I am offering an alternative to the system we use. The message from anti auxlangs is mostly: well, it might be unfair but that's the way it is. And some add, "oh, we won the war", or "we had a big empire", etc etc
Nobody on this forum is saying these things because they actually are happy that this is the situation we live with (in fact I'd even go so far as to say everyone here understands the value of linguistic diversity). We are saying these things because auxlangers as a rule either don't seem to be aware of them or if they are they wilfully ignore them.
If people did not create or offer alternatives society would not move or evolve. So let's create new things, new paths. Atlas is not only an auxlang, is an auxlang offering minimal vocabulary but which can cover potentially all concepts, so I don't think it is just another one of those (I am not saying it is better or worse).

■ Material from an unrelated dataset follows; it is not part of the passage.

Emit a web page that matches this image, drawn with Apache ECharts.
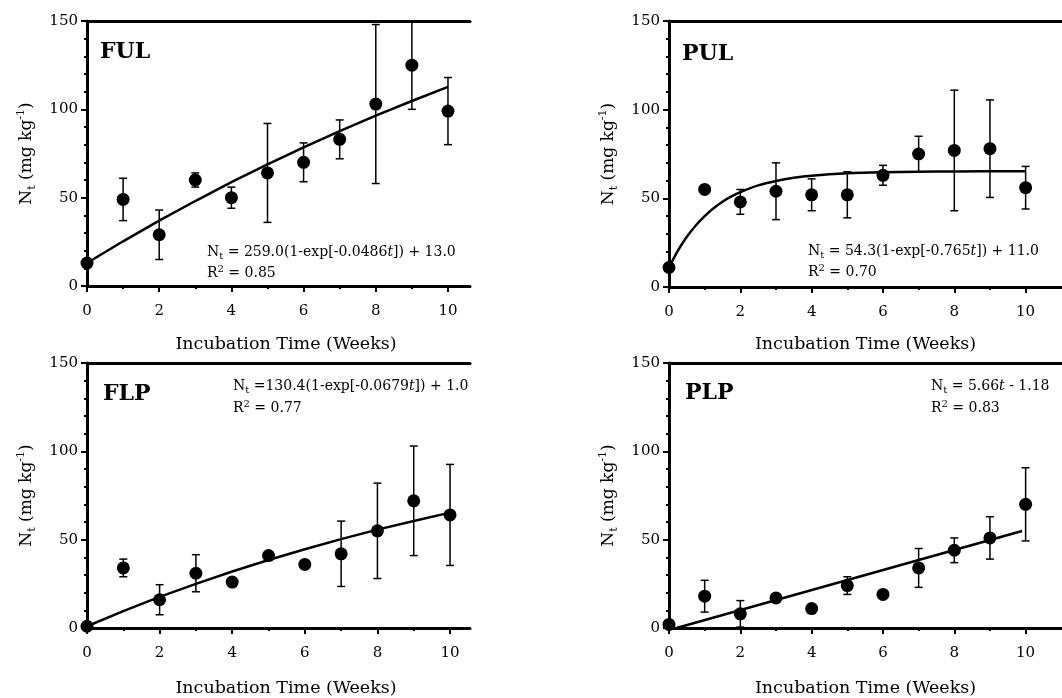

Will it succeed? I can see myself in 50 years speaking Atlas with my mirror only easily. But what if?
Idealism bears fruit when there is a large number of people who support it, and that can only acheived when that support is easy to find. Outside of the auxlang community, however, people just don't care. Sure, you may get people who grumble at having to learn another language in order to access this stuff, but at the end of the day there isn't enough feeling, nor the resources, to effect a massive shift to the auxlang, because at the end of the day, however "easy" you try and make it, people are still having to learn a language, and when you then remove the main incentive to actually learn the language (a huge body of preexisting scientific literature, usage in international commerce, etc.) people just won't bother.